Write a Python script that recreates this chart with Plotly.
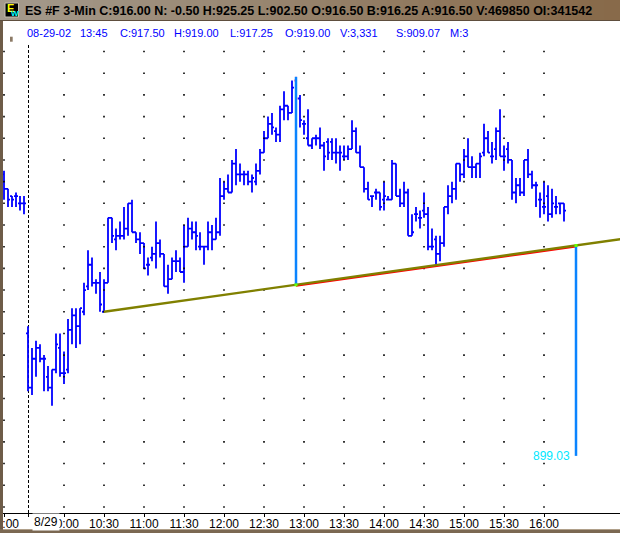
import plotly.graph_objects as go
import numpy as np

# ---------------- DATA ----------------
# tail of prior session (8/28), 3-min bars
prev_times = ["16:00", "16:03", "16:06", "16:09", "16:12", "16:15"]
prev_open  = [918.50, 917.50, 917.00, 917.00, 916.50, 916.50]
prev_high  = [918.75, 917.50, 917.00, 917.25, 917.00, 917.00]
prev_low   = [916.75, 916.25, 916.25, 916.25, 916.00, 915.75]
prev_close = [917.50, 916.75, 916.75, 917.00, 916.50, 916.50]

# 8/29 session, 3-min bars starting 09:33
today_open = [907.50, 903.75, 905.75, 906.50, 905.75, 904.50, 903.75, 905.00, 906.50, 904.75,
              905.00, 907.75, 908.75, 908.00, 909.00, 910.75, 912.25, 911.00, 911.00, 909.00,
              911.00, 915.50, 914.00, 914.25, 914.25, 914.75, 916.50, 914.50, 914.00, 913.75,
              912.25, 912.75, 913.00, 913.75, 913.00, 910.75, 911.25, 912.50, 912.50, 911.75,
              913.50, 914.75, 914.50, 913.50, 913.50, 913.50, 914.50, 914.00, 914.50, 917.00,
              917.50, 917.25, 919.25, 918.50, 918.50, 918.50, 918.00, 918.00, 918.75, 920.00,
              921.00, 922.00, 921.50, 921.25, 923.00, 923.25, 922.75, 925.00, 923.75, 922.00,
              921.00, 920.50, 921.00, 921.00, 920.50, 920.75, 920.75, 920.00, 920.00, 919.75,
              919.75, 920.25, 921.50, 920.00, 919.00, 917.50, 917.00, 917.25, 917.25, 916.75,
              916.75, 916.75, 919.25, 917.00, 916.50, 917.25, 914.25, 915.75, 915.50, 916.00,
              915.75, 913.50, 914.00, 913.00, 913.75, 916.25, 917.00, 917.50, 919.25, 918.50,
              919.75, 919.00, 919.00, 919.25, 920.00, 921.00, 919.75, 920.25, 921.50, 919.75,
              920.25, 919.50, 917.25, 917.75, 917.25, 919.50, 918.50, 917.75, 916.75, 916.25,
              917.00, 915.75, 916.25, 916.50, 916.50]
today_high = [908.00, 906.50, 907.00, 906.75, 906.00, 905.25, 905.00, 907.50, 907.50, 906.25,
              908.50, 909.25, 909.25, 909.25, 911.00, 913.25, 912.75, 911.25, 911.75, 911.25,
              915.50, 915.50, 914.75, 915.25, 916.25, 916.50, 916.75, 914.50, 914.50, 913.75,
              912.75, 913.50, 915.25, 914.00, 913.00, 912.25, 912.75, 913.25, 912.75, 915.00,
              915.50, 915.25, 915.25, 914.50, 913.50, 915.25, 915.00, 915.50, 918.25, 918.00,
              918.50, 919.50, 920.25, 919.25, 918.75, 918.75, 918.50, 919.25, 920.25, 921.50,
              922.50, 922.75, 921.75, 923.25, 924.25, 923.25, 925.00, 925.25, 924.00, 922.25,
              923.00, 921.00, 921.25, 921.75, 920.75, 921.00, 921.00, 921.00, 920.50, 920.50,
              920.50, 922.25, 921.75, 920.50, 919.00, 918.00, 917.00, 917.50, 917.25, 918.00,
              917.00, 919.50, 919.25, 917.50, 918.00, 917.50, 915.75, 916.25, 916.00, 917.25,
              916.25, 914.75, 914.25, 914.25, 916.25, 917.75, 918.00, 919.25, 919.25, 920.25,
              921.00, 919.75, 919.25, 920.00, 922.00, 921.50, 920.75, 921.75, 923.00, 920.50,
              920.75, 919.50, 918.25, 918.25, 919.50, 920.25, 918.75, 918.00, 917.25, 918.00,
              917.75, 917.50, 917.00, 916.50, 916.50]
today_low  = [903.50, 903.25, 904.50, 905.50, 903.50, 903.50, 902.50, 904.75, 904.50, 904.00,
              904.75, 906.75, 906.50, 906.75, 908.75, 910.50, 910.75, 910.25, 909.00, 909.00,
              911.00, 913.75, 913.25, 914.00, 914.00, 914.25, 914.50, 913.75, 913.00, 912.00,
              911.50, 912.50, 912.00, 912.75, 910.75, 910.25, 911.25, 911.75, 911.75, 911.00,
              913.50, 914.00, 913.25, 913.25, 912.25, 913.25, 913.25, 914.00, 914.25, 916.75,
              917.25, 917.25, 917.75, 918.00, 917.75, 917.75, 917.25, 917.75, 918.50, 920.00,
              921.00, 921.25, 920.75, 920.75, 922.25, 922.25, 922.75, 923.75, 921.75, 921.25,
              920.50, 920.25, 920.50, 920.25, 918.75, 919.50, 919.50, 919.25, 918.75, 919.50,
              919.50, 920.25, 920.00, 919.00, 917.25, 916.75, 916.25, 916.75, 916.00, 916.00,
              916.75, 916.75, 917.00, 916.25, 916.25, 914.25, 914.25, 915.25, 914.75, 915.50,
              913.25, 913.25, 912.25, 912.50, 913.50, 915.75, 916.50, 916.75, 918.00, 918.25,
              919.00, 918.25, 918.25, 918.25, 919.75, 920.00, 919.25, 919.50, 919.75, 918.75,
              919.25, 916.75, 916.50, 917.00, 917.00, 918.25, 917.50, 916.25, 915.50, 915.75,
              915.25, 915.50, 915.75, 915.75, 915.25]
today_close = [903.75, 905.75, 906.50, 905.75, 905.75, 903.75, 905.00, 906.75, 904.75, 904.75,
               907.75, 908.75, 908.00, 909.25, 910.50, 912.25, 911.00, 911.00, 909.50, 911.00,
               915.50, 914.25, 914.25, 914.25, 914.75, 916.50, 914.50, 914.00, 913.75, 912.00,
               912.25, 913.00, 913.75, 913.00, 910.75, 911.25, 912.50, 912.50, 911.75, 913.50,
               914.75, 914.50, 914.25, 913.50, 913.50, 914.50, 914.00, 914.50, 917.00, 917.50,
               917.25, 919.25, 918.50, 918.50, 918.50, 918.00, 918.25, 918.75, 920.00, 921.00,
               922.00, 921.75, 921.25, 923.00, 923.25, 922.75, 924.50, 923.75, 922.25, 922.00,
               920.50, 921.00, 921.00, 920.50, 919.75, 920.00, 920.00, 920.00, 920.00, 919.75,
               920.25, 921.50, 920.00, 919.00, 917.50, 916.75, 917.00, 917.25, 916.25, 917.00,
               916.75, 919.25, 917.00, 916.50, 917.25, 914.25, 914.50, 915.75, 915.50, 915.75,
               913.50, 913.50, 913.00, 913.75, 916.25, 917.00, 917.50, 919.25, 918.50, 919.75,
               919.00, 919.00, 919.25, 919.75, 921.00, 920.00, 919.75, 921.50, 919.75, 919.75,
               919.50, 917.25, 917.75, 917.25, 919.50, 918.50, 917.75, 917.75, 916.75, 916.25,
               915.75, 916.50, 916.25, 916.50, 916.00]

highlight_time = "12:54"          # bar drawn in pink (pattern high)
tick_times = ["10:00", "10:30", "11:00", "11:30", "12:00", "12:30", "13:00",
              "13:30", "14:00", "14:30", "15:00", "15:30", "16:00"]
date_label = "8/29"

# neckline (bar index, price) and head-and-shoulders measured move
neck_x = [19, 160]
neck_y = [909.00, 914.48]
red_x = [67, 137]
red_y = [910.79, 913.51]
measure_x = [67, 137]
measure_top = [925.25, 913.58]
measure_bottom = [910.86, 899.03]
target_text = "899.03"

title_text = ("ES #F 3-Min C:916.00 N: -0.50 H:925.25 L:902.50 O:916.50 "
              "B:916.25 A:916.50 V:469850 OI:341542")
info_texts = ["08-29-02", "13:45", "C:917.50", "H:919.00", "L:917.25",
              "O:919.00", "V:3,331", "S:909.07", "M:3"]

# ---------------- LAYOUT GEOMETRY ----------------
W, H = 620, 533
T, B = 44, 513
PH = B - T


def px(x):
    return x / W


def py(y):
    return (B - y) / PH


info_left = [25.7, 79, 118.6, 173, 229, 284, 339, 394.5, 449]

# ---------------- X POSITIONS ----------------
n_prev = len(prev_open)
n_today = len(today_open)
prev_x = list(range(-n_prev, 0))
today_times = []
for i in range(n_today):
    m = 9 * 60 + 33 + 3 * i
    today_times.append(f"{m // 60:02d}:{m % 60:02d}")
today_x = list(range(n_today))

hi_idx = today_times.index(highlight_time)

tickvals = [prev_x[prev_times.index("16:00")], 0] + [today_times.index(t) for t in tick_times]
ticktext = ["16:00", ""] + tick_times

fig = go.Figure()

# dotted grid (dots at intersections)
grid_cols = [tickvals[0]] + tickvals[2:]
y_lo, y_hi = 895.08, 927.52
grid_rows = np.arange(895.5, 927.01, 1.5)
gx, gy = [], []
for c in grid_cols:
    for r in grid_rows:
        gx.append(c)
        gy.append(r)
fig.add_trace(go.Scatter(x=gx, y=gy, mode="markers",
                         marker=dict(symbol="square", size=1.6, color="#000000", line=dict(width=0)),
                         hoverinfo="skip", showlegend=False))

all_x = prev_x + today_x
all_o = prev_open + today_open
all_h = prev_high + today_high
all_l = prev_low + today_low
all_c = prev_close + today_close
hi_all = n_prev + hi_idx

mask = [i for i in range(len(all_x)) if i != hi_all]
blue = dict(line=dict(color="#0000ff", width=1.8))
fig.add_trace(go.Ohlc(x=[all_x[i] for i in mask], open=[all_o[i] for i in mask],
                      high=[all_h[i] for i in mask], low=[all_l[i] for i in mask],
                      close=[all_c[i] for i in mask],
                      increasing=blue, decreasing=blue, tickwidth=0.5,
                      showlegend=False, hoverinfo="skip"))
pink = dict(line=dict(color="#ff7fd0", width=2))
fig.add_trace(go.Ohlc(x=[all_x[hi_all]], open=[all_o[hi_all]], high=[all_h[hi_all]],
                      low=[all_l[hi_all]], close=[all_c[hi_all]],
                      increasing=pink, decreasing=pink, tickwidth=0.5,
                      showlegend=False, hoverinfo="skip"))

# red projected neckline under the olive one
fig.add_trace(go.Scatter(x=red_x, y=red_y, mode="lines",
                         line=dict(color="#ff0000", width=2), hoverinfo="skip", showlegend=False))
# neckline
fig.add_trace(go.Scatter(x=neck_x, y=neck_y, mode="lines",
                         line=dict(color="#808000", width=2.3), hoverinfo="skip", showlegend=False))
# measured move lines
mx, my = [], []
for xv, t0, b0 in zip(measure_x, measure_top, measure_bottom):
    mx += [xv, xv, None]
    my += [t0, b0, None]
fig.add_trace(go.Scatter(x=mx, y=my, mode="lines",
                         line=dict(color="#0a84ff", width=2.5), hoverinfo="skip", showlegend=False))
fig.add_trace(go.Scatter(x=[measure_x[0], measure_x[1]], y=[measure_bottom[0], measure_top[1]],
                         mode="markers", marker=dict(symbol="square", size=3, color="#66ff00"),
                         hoverinfo="skip", showlegend=False))

shapes = []
# day separator (half-pixel offset keeps the 1px dashes crisp)
shapes.append(dict(type="line", xref="x", yref="paper", x0=0.125, x1=0.125, y0=0, y1=1,
                   line=dict(color="#000000", width=1, dash="3px,2px"), layer="below"))
# title bar gradient
c0 = np.array([164, 154, 140])
c1 = np.array([136, 106, 74])
nseg = 40
for k in range(nseg):
    f = k / (nseg - 1)
    c = (c0 * (1 - f) + c1 * f).astype(int)
    shapes.append(dict(type="rect", xref="paper", yref="paper",
                       x0=px(k * W / nseg), x1=px((k + 1) * W / nseg + 1),
                       y0=py(20), y1=py(0), line=dict(width=0),
                       fillcolor=f"rgb({c[0]},{c[1]},{c[2]})", layer="above"))
shapes.append(dict(type="line", xref="paper", yref="paper", x0=0, x1=1,
                   y0=py(20.5), y1=py(20.5), line=dict(color="#5e4e3e", width=1), layer="above"))
# icon
shapes.append(dict(type="rect", xref="paper", yref="paper", x0=px(5), x1=px(18.5),
                   y0=py(17), y1=py(3), fillcolor="#000000", line=dict(color="#c8c0b0", width=1),
                   layer="above"))
# window frame
shapes.append(dict(type="rect", xref="paper", yref="paper", x0=px(0), x1=px(3),
                   y0=py(533), y1=py(21), fillcolor="#6e5c48", line=dict(width=0), layer="above"))
shapes.append(dict(type="rect", xref="paper", yref="paper", x0=px(0), x1=px(620),
                   y0=py(533), y1=py(529), fillcolor="#7b6852", line=dict(width=0), layer="above"))
shapes.append(dict(type="line", xref="paper", yref="paper", x0=px(3), x1=px(620),
                   y0=py(529.5), y1=py(529.5), line=dict(color="#b0a08a", width=1), layer="above"))
# small marker at left of info line
shapes.append(dict(type="rect", xref="paper", yref="paper", x0=px(10), x1=px(12.7),
                   y0=py(41.7), y1=py(36.7), fillcolor="#8c7a66", line=dict(width=0), layer="above"))

annotations = []
annotations.append(dict(text=f"<b>{title_text}</b>", xref="paper", yref="paper",
                        x=px(23), y=py(11.5), xanchor="left", yanchor="middle", showarrow=False,
                        font=dict(family="Liberation Sans", size=12.5, color="#000000")))
annotations.append(dict(text="<b>E</b>", xref="paper", yref="paper", x=px(10), y=py(8.5),
                        xanchor="center", yanchor="middle", showarrow=False,
                        font=dict(family="Liberation Sans", size=11, color="#ffff00")))
annotations.append(dict(text="<b>W</b>", xref="paper", yref="paper", x=px(14.5), y=py(13),
                        xanchor="center", yanchor="middle", showarrow=False,
                        font=dict(family="Liberation Sans", size=8, color="#00ffff")))
for t, xl in zip(info_texts, info_left):
    annotations.append(dict(text=t, xref="paper", yref="paper", x=px(xl - 1), y=py(33.3),
                            xanchor="left", yanchor="middle", showarrow=False,
                            font=dict(family="Liberation Sans", size=11, color="#0000ff")))
annotations.append(dict(text=date_label, xref="x", yref="paper", x=0, y=py(521.5),
                        xanchor="left", yanchor="middle", xshift=4, showarrow=False,
                        bgcolor="#ffffff", borderpad=1,
                        font=dict(family="Liberation Sans", size=12, color="#000000")))
annotations.append(dict(text=target_text, xref="x", yref="y", x=measure_x[1],
                        y=measure_bottom[1], xanchor="right", yanchor="middle", xshift=-4,
                        showarrow=False,
                        font=dict(family="Liberation Sans", size=12, color="#00e8ff")))

fig.update_layout(
    width=W, height=H, autosize=False,
    margin=dict(l=0, r=0, t=T, b=H - B, pad=0, autoexpand=False),
    paper_bgcolor="#ffffff", plot_bgcolor="#ffffff",
    showlegend=False,
    shapes=shapes, annotations=annotations,
    xaxis=dict(type="linear", range=[-7, 148], showgrid=False, zeroline=False,
               automargin=False,
               showline=True, linecolor="#000000", linewidth=1,
               ticks="outside", ticklen=3, tickcolor="#000000", tickwidth=1,
               tickvals=tickvals, ticktext=ticktext, ticklabeloverflow="allow",
               ticklabelstandoff=-3,
               tickfont=dict(family="Liberation Sans", size=12, color="#000000"),
               rangeslider=dict(visible=False), fixedrange=True),
    yaxis=dict(range=[y_lo, y_hi], visible=False, showgrid=False, zeroline=False,
               automargin=False, fixedrange=True),
)

fig.write_html("out.html", config={"displayModeBar": False},
               post_script="document.body.style.margin='0';document.body.style.padding='0';")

TASK DIRECTIONS> Restate each line from the start of the listing through the line bearing "prev_close = [917.50, 916.75, 916.75, 917.00, 916.50, 916.50]" word for word. Drop the pictures.

EXERCISE ANSWER>
Write a Python script that recreates this chart with Plotly.
import plotly.graph_objects as go
import numpy as np

# ---------------- DATA ----------------
# tail of prior session (8/28), 3-min bars
prev_times = ["16:00", "16:03", "16:06", "16:09", "16:12", "16:15"]
prev_open  = [918.50, 917.50, 917.00, 917.00, 916.50, 916.50]
prev_high  = [918.75, 917.50, 917.00, 917.25, 917.00, 917.00]
prev_low   = [916.75, 916.25, 916.25, 916.25, 916.00, 915.75]
prev_close = [917.50, 916.75, 916.75, 917.00, 916.50, 916.50]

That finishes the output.